Check your email inbox for the same time window. SMS bombing tools almost always pair with email bombing, since both exploit the same automated sign-up forms. If you see a wave of “confirm your account” emails alongside the texts, that’s your clue the attacker ran a bot script against dozens of websites using your phone number and email together.

What Tools Actually Block SMS Bombing Long-Term?

A combination of carrier-level spam filtering, a dedicated call-and-text blocking app, and a secondary number for public-facing sign-ups stops most repeat attacks. Apps like Hiya, RoboKiller, and your carrier’s native spam filter catch known bombing patterns. None of these are perfect alone, which is why layering them matters.

Use a Secondary Number for Sign-Ups

This is the single biggest prevention step I recommend to every client. Get a Google Voice number or a service like Burner for anything that asks for SMS verification on a website you don’t fully trust. Keep your primary number reserved for banking, close contacts, and essential accounts. Bots can’t bomb a number they never see.

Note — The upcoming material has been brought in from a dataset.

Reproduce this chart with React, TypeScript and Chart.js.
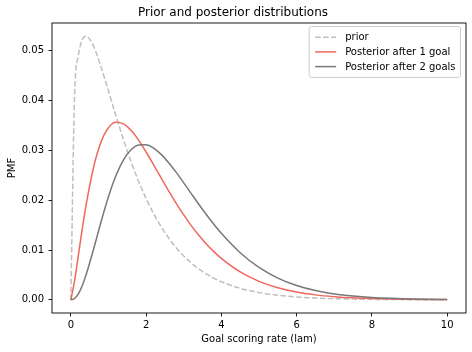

Set Up Two-Factor Authentication the Right Way

Switch from SMS-based two-factor authentication to an authenticator app like Google Authenticator or Authy wherever the option exists. SMS bombing attacks sometimes coincide with SIM swap attempts, and reducing your reliance on text-based codes closes that door. Banks and major platforms almost all support authenticator apps now, and the setup takes under five minutes per account.

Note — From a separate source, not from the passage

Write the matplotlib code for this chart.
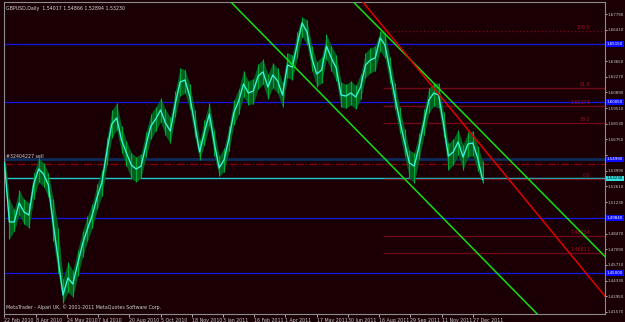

Monitor for Data Broker Exposure

Your phone number likely sits in dozens of data broker databases right now, which is exactly how bots find it. Services like DeleteMe or Incogni scrub your number from these listings over a few months. It won’t stop a targeted harassment attack from someone who already has your number, but it significantly cuts down random bot-driven bombing.

Comparison: Reactive vs Preventive Defense

Reactive defense, like Do Not Disturb and carrier blocks, stops an active attack within minutes flat. Preventive defense, like secondary numbers and data broker removal, reduces future attack odds but takes weeks to implement. You need both. Relying only on reactive steps means you’ll be back here next month.

When Should You Involve Law Enforcement?

File a report when the bombing involves threats, comes from someone you can identify, or coincides with unauthorized account access. Local police file under harassment statutes, while the FBI’s Internet Crime Complaint Center, IC3.gov, handles cases tied to coordinated fraud rings. Bring screenshots showing message volume and timestamps to speed up the process.

The fastest way to stop feeling powerless against this is taking one concrete action today instead of waiting for the messages to stop on their own. Set up Do Not Disturb exceptions right now, then spend ten minutes this week moving your sign-ups to a secondary number. Your primary line stays quiet, and the next bot script that comes looking for your number simply won’t find it.